The transition that has occurred in my life has left me wondering many things. I have been through such a purging of all things religious that many days I sit dumbfounded and wonder who I am. On those days I find myself uncertain of God’s activity in my life. It’s been a long time since I have sat with pen and paper, words pouring out from Him to me. There have been subtle nudges, but nothing like I was accustomed to when I was doing all the things a good Christian should do.
It leaves me often to wonder where He is in all of this. I’ve been talking to Him about it recently, asking Him to show me where He has been in the midst of my hard days.
Today, out of nowhere, I sat down to look over this blog. I was made aware of 14 drafts that I had started and stopped, never publishing. One in particular caught my eye today. It was from 4 years ago. I was waiting the birth of my 1st grand. I was reminiscing back to the days when I first became a mom.
There was so much uncertainty. I had heard it expressed that a mother knows the different cries of her child. I couldn’t fathom how that could happen. As I sat anticipating my daughter’s horizon I realized how deeply it had happened. I had, after all, learned the cries of my children.
I learned the cry that revealed they were in pain. I knew the tears of their anger. Whimpers in the night awakened me instantly to their needs. I knew when to stand outside the room and listen. I learned when to rush in to hold them tight. Though my responses were different at times, when my child cried out I heard them each and every time.
Each individual situation determined my action towards their tears. The cries of pain sent me running, while their tears of weariness often left me standing just outside the door listening. As I waited, the cries would lead them to a place of exhaustion where their bodies surrendered to a place of sweet rest, a rest they desperately needed.
Remembering this picture today hits a spot for me. I think He’s answering my question.
As I’ve moved away from all my religious practices He has seemed so absent. I have felt so wrong. I lived the bulk of my life responsible for the relationship with Him. When I stopped the things I had always done, everything around me began to change.
It’s easier when I was doing all the “supposed to” things to feel the presence of God near me. But I’m seeing now that it left me in a feeling based life. I felt good when I was doing all the right things. As I did what I was told to do I felt like the obedient, godly child in right standing. When I was not, I felt bad, dirty, wrong.
I’ve come to realize that I have nothing to do with my right standing. It’s caused me to lay down the “supposed to’s” of this life. More days I spend silently believing than loudly declaring or beseeching. It is a great contrast to the years of living out of rules and regulations.
I walk naked before Him. I come with nothing to offer. I come simply because I believe. I am not fulfilling obligations. I am a pile on the floor, emptied of the driving force of my good behavior. The hardest part is the absence of feelings that once led me forward. As I’ve cried I’ve not seen Him come running. It’s left me confused to say the least. It can easily exacerbate the wrong feelings I have.

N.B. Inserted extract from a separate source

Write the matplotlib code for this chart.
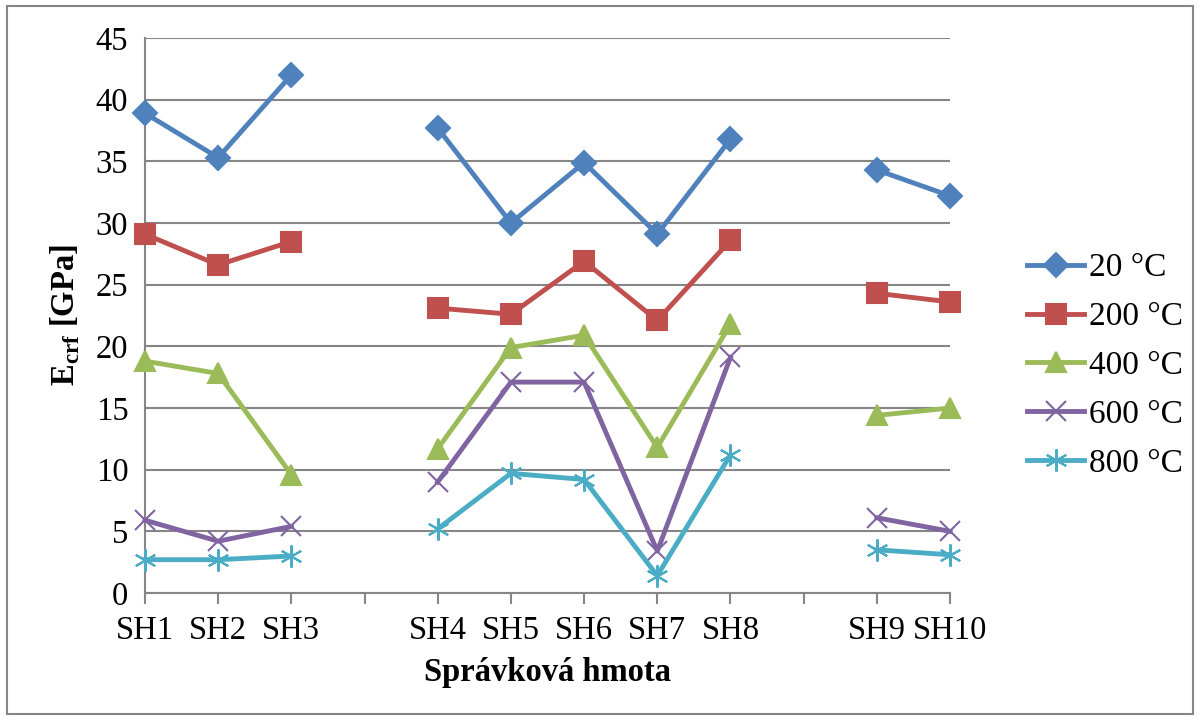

Today I was reminded of the days I stood outside the door of my child. I longed to go in and get them yet knew if I did it would prolong what they needed; rest. So I waited outside. I was never far from them. I was right there, listening, attentively to the sounds emanating from their tiny bodies. Nothing could stop that.
As I ponder this old blog post something settles inside me. Could it be that on my long nights of pain as I cried out He stood just outside the door waiting, as I did with my own? Could it be it’s what I needed the most? As I remember the days with my own I am left to wonder. Has He been standing outside the door allowing the weariness to take over my soul leading to lead me to a new place of rest?
This is a game changer for me. May it be for you too.